Set down the data below without change, skipping the pictures it holds.

━━━━━━

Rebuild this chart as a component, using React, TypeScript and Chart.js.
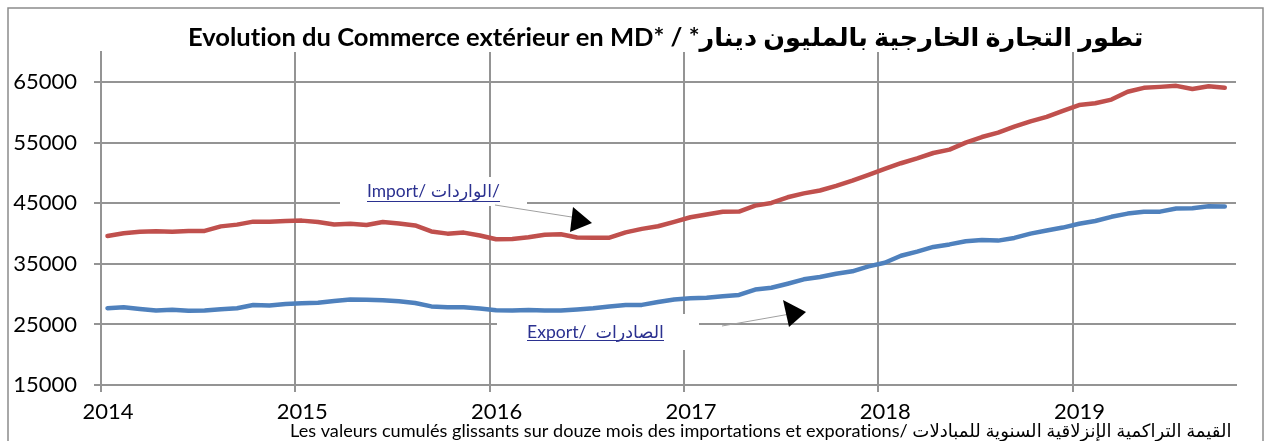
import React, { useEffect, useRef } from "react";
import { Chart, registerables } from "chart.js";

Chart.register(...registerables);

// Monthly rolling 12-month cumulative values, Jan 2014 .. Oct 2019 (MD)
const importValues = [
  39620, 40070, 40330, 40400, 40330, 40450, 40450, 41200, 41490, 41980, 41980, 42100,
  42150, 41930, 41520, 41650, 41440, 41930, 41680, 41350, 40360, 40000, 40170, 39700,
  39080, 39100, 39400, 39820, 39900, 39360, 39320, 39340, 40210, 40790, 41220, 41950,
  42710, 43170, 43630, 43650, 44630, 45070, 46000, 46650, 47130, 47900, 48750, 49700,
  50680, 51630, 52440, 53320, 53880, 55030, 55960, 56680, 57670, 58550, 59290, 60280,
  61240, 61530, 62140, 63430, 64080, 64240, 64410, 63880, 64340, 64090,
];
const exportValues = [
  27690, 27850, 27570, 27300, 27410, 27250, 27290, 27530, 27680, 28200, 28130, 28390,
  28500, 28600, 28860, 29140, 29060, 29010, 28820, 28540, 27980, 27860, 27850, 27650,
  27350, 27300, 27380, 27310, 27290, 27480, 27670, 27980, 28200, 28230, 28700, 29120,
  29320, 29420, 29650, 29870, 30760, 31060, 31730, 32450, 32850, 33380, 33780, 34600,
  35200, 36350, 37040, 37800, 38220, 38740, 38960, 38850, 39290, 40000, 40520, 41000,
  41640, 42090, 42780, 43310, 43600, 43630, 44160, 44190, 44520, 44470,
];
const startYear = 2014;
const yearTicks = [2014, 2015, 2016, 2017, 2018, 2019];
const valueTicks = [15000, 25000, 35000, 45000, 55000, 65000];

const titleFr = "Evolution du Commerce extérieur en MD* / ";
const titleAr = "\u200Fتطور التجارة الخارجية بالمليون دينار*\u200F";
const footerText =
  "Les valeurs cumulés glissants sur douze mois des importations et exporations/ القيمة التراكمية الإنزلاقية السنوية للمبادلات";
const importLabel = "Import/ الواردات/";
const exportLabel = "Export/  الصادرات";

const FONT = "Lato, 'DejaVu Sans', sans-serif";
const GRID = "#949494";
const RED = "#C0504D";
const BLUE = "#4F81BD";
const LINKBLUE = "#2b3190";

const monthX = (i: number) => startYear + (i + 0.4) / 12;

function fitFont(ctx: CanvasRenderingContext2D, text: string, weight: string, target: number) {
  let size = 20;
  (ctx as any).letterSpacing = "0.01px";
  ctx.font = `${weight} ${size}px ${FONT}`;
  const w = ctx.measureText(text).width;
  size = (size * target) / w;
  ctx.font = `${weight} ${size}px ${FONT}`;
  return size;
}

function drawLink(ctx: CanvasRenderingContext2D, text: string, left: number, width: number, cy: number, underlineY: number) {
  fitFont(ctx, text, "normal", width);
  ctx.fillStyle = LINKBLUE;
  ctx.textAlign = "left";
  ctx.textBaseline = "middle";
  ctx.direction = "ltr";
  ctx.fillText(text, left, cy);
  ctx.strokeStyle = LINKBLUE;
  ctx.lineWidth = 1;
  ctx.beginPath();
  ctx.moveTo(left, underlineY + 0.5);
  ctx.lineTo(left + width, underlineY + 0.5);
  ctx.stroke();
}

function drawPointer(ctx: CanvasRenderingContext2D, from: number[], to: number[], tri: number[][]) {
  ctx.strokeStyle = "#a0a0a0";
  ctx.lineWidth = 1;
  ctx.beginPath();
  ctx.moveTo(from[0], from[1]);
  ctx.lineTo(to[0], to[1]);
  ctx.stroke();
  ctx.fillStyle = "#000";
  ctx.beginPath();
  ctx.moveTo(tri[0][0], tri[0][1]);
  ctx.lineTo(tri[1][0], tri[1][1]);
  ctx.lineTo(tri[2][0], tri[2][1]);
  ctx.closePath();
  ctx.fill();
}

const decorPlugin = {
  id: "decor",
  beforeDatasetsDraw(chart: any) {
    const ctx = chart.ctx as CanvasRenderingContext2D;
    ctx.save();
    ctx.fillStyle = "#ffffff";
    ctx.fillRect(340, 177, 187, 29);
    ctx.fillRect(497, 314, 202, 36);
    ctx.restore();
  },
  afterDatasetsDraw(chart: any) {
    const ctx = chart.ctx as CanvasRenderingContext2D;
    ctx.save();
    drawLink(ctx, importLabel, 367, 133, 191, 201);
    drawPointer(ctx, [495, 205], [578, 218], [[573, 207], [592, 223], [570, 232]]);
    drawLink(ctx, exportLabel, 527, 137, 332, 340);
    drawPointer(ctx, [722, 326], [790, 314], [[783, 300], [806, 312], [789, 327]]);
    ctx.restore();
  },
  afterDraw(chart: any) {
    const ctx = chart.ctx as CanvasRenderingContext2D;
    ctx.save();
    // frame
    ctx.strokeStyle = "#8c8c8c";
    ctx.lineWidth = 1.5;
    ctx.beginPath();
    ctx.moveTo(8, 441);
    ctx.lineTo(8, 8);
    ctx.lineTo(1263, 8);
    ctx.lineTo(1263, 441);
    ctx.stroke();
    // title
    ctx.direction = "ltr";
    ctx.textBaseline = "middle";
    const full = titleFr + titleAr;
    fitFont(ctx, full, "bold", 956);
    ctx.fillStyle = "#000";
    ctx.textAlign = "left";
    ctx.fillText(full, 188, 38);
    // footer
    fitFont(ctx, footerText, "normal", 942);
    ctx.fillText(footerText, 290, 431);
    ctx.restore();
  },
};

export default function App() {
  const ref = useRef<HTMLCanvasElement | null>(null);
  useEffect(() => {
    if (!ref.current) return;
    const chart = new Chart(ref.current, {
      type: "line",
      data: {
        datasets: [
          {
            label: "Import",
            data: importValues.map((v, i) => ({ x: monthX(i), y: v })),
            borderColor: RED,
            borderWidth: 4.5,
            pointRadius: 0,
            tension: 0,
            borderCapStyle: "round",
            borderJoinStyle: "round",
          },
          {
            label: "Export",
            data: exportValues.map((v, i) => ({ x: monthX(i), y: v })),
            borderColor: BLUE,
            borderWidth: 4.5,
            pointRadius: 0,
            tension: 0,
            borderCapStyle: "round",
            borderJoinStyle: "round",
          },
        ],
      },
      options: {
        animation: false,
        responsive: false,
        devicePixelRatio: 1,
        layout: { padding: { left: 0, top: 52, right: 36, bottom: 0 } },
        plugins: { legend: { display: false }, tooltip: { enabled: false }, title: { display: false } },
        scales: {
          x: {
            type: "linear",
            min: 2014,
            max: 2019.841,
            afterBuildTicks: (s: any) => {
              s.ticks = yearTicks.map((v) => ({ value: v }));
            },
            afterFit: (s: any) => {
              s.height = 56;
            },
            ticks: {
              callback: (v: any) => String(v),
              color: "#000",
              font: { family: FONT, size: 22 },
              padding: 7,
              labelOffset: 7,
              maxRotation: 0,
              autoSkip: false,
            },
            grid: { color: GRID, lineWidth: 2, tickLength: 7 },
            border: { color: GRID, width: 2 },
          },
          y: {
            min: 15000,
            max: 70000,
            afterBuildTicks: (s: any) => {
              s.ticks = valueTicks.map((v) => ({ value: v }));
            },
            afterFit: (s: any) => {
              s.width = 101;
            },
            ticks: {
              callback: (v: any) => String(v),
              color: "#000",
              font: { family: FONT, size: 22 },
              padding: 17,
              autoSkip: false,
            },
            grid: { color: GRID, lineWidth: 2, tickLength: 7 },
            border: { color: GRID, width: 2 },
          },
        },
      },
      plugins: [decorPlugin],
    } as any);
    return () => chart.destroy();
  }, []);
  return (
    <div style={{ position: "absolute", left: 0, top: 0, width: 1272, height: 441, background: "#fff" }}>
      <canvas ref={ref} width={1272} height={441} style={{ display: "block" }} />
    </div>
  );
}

━━━━━━

- **THE COMPLETED TASK**:
Rebuild this chart as a component, using React, TypeScript and Chart.js.
import React, { useEffect, useRef } from "react";
import { Chart, registerables } from "chart.js";

Chart.register(...registerables);

// Monthly rolling 12-month cumulative values, Jan 2014 .. Oct 2019 (MD)
const importValues = [
  39620, 40070, 40330, 40400, 40330, 40450, 40450, 41200, 41490, 41980, 41980, 42100,
  42150, 41930, 41520, 41650, 41440, 41930, 41680, 41350, 40360, 40000, 40170, 39700,
  39080, 39100, 39400, 39820, 39900, 39360, 39320, 39340, 40210, 40790, 41220, 41950,
  42710, 43170, 43630, 43650, 44630, 45070, 46000, 46650, 47130, 47900, 48750, 49700,
  50680, 51630, 52440, 53320, 53880, 55030, 55960, 56680, 57670, 58550, 59290, 60280,
  61240, 61530, 62140, 63430, 64080, 64240, 64410, 63880, 64340, 64090,
];
const exportValues = [
  27690, 27850, 27570, 27300, 27410, 27250, 27290, 27530, 27680, 28200, 28130, 28390,
  28500, 28600, 28860, 29140, 29060, 29010, 28820, 28540, 27980, 27860, 27850, 27650,
  27350, 27300, 27380, 27310, 27290, 27480, 27670, 27980, 28200, 28230, 28700, 29120,
  29320, 29420, 29650, 29870, 30760, 31060, 31730, 32450, 32850, 33380, 33780, 34600,
  35200, 36350, 37040, 37800, 38220, 38740, 38960, 38850, 39290, 40000, 40520, 41000,
  41640, 42090, 42780, 43310, 43600, 43630, 44160, 44190, 44520, 44470,
];
const startYear = 2014;
const yearTicks = [2014, 2015, 2016, 2017, 2018, 2019];
const valueTicks = [15000, 25000, 35000, 45000, 55000, 65000];

const titleFr = "Evolution du Commerce extérieur en MD* / ";
const titleAr = "\u200Fتطور التجارة الخارجية بالمليون دينار*\u200F";
const footerText =
  "Les valeurs cumulés glissants sur douze mois des importations et exporations/ القيمة التراكمية الإنزلاقية السنوية للمبادلات";
const importLabel = "Import/ الواردات/";
const exportLabel = "Export/  الصادرات";

const FONT = "Lato, 'DejaVu Sans', sans-serif";
const GRID = "#949494";
const RED = "#C0504D";
const BLUE = "#4F81BD";
const LINKBLUE = "#2b3190";

const monthX = (i: number) => startYear + (i + 0.4) / 12;

function fitFont(ctx: CanvasRenderingContext2D, text: string, weight: string, target: number) {
  let size = 20;
  (ctx as any).letterSpacing = "0.01px";
  ctx.font = `${weight} ${size}px ${FONT}`;
  const w = ctx.measureText(text).width;
  size = (size * target) / w;
  ctx.font = `${weight} ${size}px ${FONT}`;
  return size;
}

function drawLink(ctx: CanvasRenderingContext2D, text: string, left: number, width: number, cy: number, underlineY: number) {
  fitFont(ctx, text, "normal", width);
  ctx.fillStyle = LINKBLUE;
  ctx.textAlign = "left";
  ctx.textBaseline = "middle";
  ctx.direction = "ltr";
  ctx.fillText(text, left, cy);
  ctx.strokeStyle = LINKBLUE;
  ctx.lineWidth = 1;
  ctx.beginPath();
  ctx.moveTo(left, underlineY + 0.5);
  ctx.lineTo(left + width, underlineY + 0.5);
  ctx.stroke();
}

function drawPointer(ctx: CanvasRenderingContext2D, from: number[], to: number[], tri: number[][]) {
  ctx.strokeStyle = "#a0a0a0";
  ctx.lineWidth = 1;
  ctx.beginPath();
  ctx.moveTo(from[0], from[1]);
  ctx.lineTo(to[0], to[1]);
  ctx.stroke();
  ctx.fillStyle = "#000";
  ctx.beginPath();
  ctx.moveTo(tri[0][0], tri[0][1]);
  ctx.lineTo(tri[1][0], tri[1][1]);
  ctx.lineTo(tri[2][0], tri[2][1]);
  ctx.closePath();
  ctx.fill();
}

const decorPlugin = {
  id: "decor",
  beforeDatasetsDraw(chart: any) {
    const ctx = chart.ctx as CanvasRenderingContext2D;
    ctx.save();
    ctx.fillStyle = "#ffffff";
    ctx.fillRect(340, 177, 187, 29);
    ctx.fillRect(497, 314, 202, 36);
    ctx.restore();
  },
  afterDatasetsDraw(chart: any) {
    const ctx = chart.ctx as CanvasRenderingContext2D;
    ctx.save();
    drawLink(ctx, importLabel, 367, 133, 191, 201);
    drawPointer(ctx, [495, 205], [578, 218], [[573, 207], [592, 223], [570, 232]]);
    drawLink(ctx, exportLabel, 527, 137, 332, 340);
    drawPointer(ctx, [722, 326], [790, 314], [[783, 300], [806, 312], [789, 327]]);
    ctx.restore();
  },
  afterDraw(chart: any) {
    const ctx = chart.ctx as CanvasRenderingContext2D;
    ctx.save();
    // frame
    ctx.strokeStyle = "#8c8c8c";
    ctx.lineWidth = 1.5;
    ctx.beginPath();
    ctx.moveTo(8, 441);
    ctx.lineTo(8, 8);
    ctx.lineTo(1263, 8);
    ctx.lineTo(1263, 441);
    ctx.stroke();
    // title
    ctx.direction = "ltr";
    ctx.textBaseline = "middle";
    const full = titleFr + titleAr;
    fitFont(ctx, full, "bold", 956);
    ctx.fillStyle = "#000";
    ctx.textAlign = "left";
    ctx.fillText(full, 188, 38);
    // footer
    fitFont(ctx, footerText, "normal", 942);
    ctx.fillText(footerText, 290, 431);
    ctx.restore();
  },
};

export default function App() {
  const ref = useRef<HTMLCanvasElement | null>(null);
  useEffect(() => {
    if (!ref.current) return;
    const chart = new Chart(ref.current, {
      type: "line",
      data: {
        datasets: [
          {
            label: "Import",
            data: importValues.map((v, i) => ({ x: monthX(i), y: v })),
            borderColor: RED,
            borderWidth: 4.5,
            pointRadius: 0,
            tension: 0,
            borderCapStyle: "round",
            borderJoinStyle: "round",
          },
          {
            label: "Export",
            data: exportValues.map((v, i) => ({ x: monthX(i), y: v })),
            borderColor: BLUE,
            borderWidth: 4.5,
            pointRadius: 0,
            tension: 0,
            borderCapStyle: "round",
            borderJoinStyle: "round",
          },
        ],
      },
      options: {
        animation: false,
        responsive: false,
        devicePixelRatio: 1,
        layout: { padding: { left: 0, top: 52, right: 36, bottom: 0 } },
        plugins: { legend: { display: false }, tooltip: { enabled: false }, title: { display: false } },
        scales: {
          x: {
            type: "linear",
            min: 2014,
            max: 2019.841,
            afterBuildTicks: (s: any) => {
              s.ticks = yearTicks.map((v) => ({ value: v }));
            },
            afterFit: (s: any) => {
              s.height = 56;
            },
            ticks: {
              callback: (v: any) => String(v),
              color: "#000",
              font: { family: FONT, size: 22 },
              padding: 7,
              labelOffset: 7,
              maxRotation: 0,
              autoSkip: false,
            },
            grid: { color: GRID, lineWidth: 2, tickLength: 7 },
            border: { color: GRID, width: 2 },
          },
          y: {
            min: 15000,
            max: 70000,
            afterBuildTicks: (s: any) => {
              s.ticks = valueTicks.map((v) => ({ value: v }));
            },
            afterFit: (s: any) => {
              s.width = 101;
            },
            ticks: {
              callback: (v: any) => String(v),
              color: "#000",
              font: { family: FONT, size: 22 },
              padding: 17,
              autoSkip: false,
            },
            grid: { color: GRID, lineWidth: 2, tickLength: 7 },
            border: { color: GRID, width: 2 },
          },
        },
      },
      plugins: [decorPlugin],
    } as any);
    return () => chart.destroy();
  }, []);
  return (
    <div style={{ position: "absolute", left: 0, top: 0, width: 1272, height: 441, background: "#fff" }}>
      <canvas ref={ref} width={1272} height={441} style={{ display: "block" }} />
    </div>
  );
}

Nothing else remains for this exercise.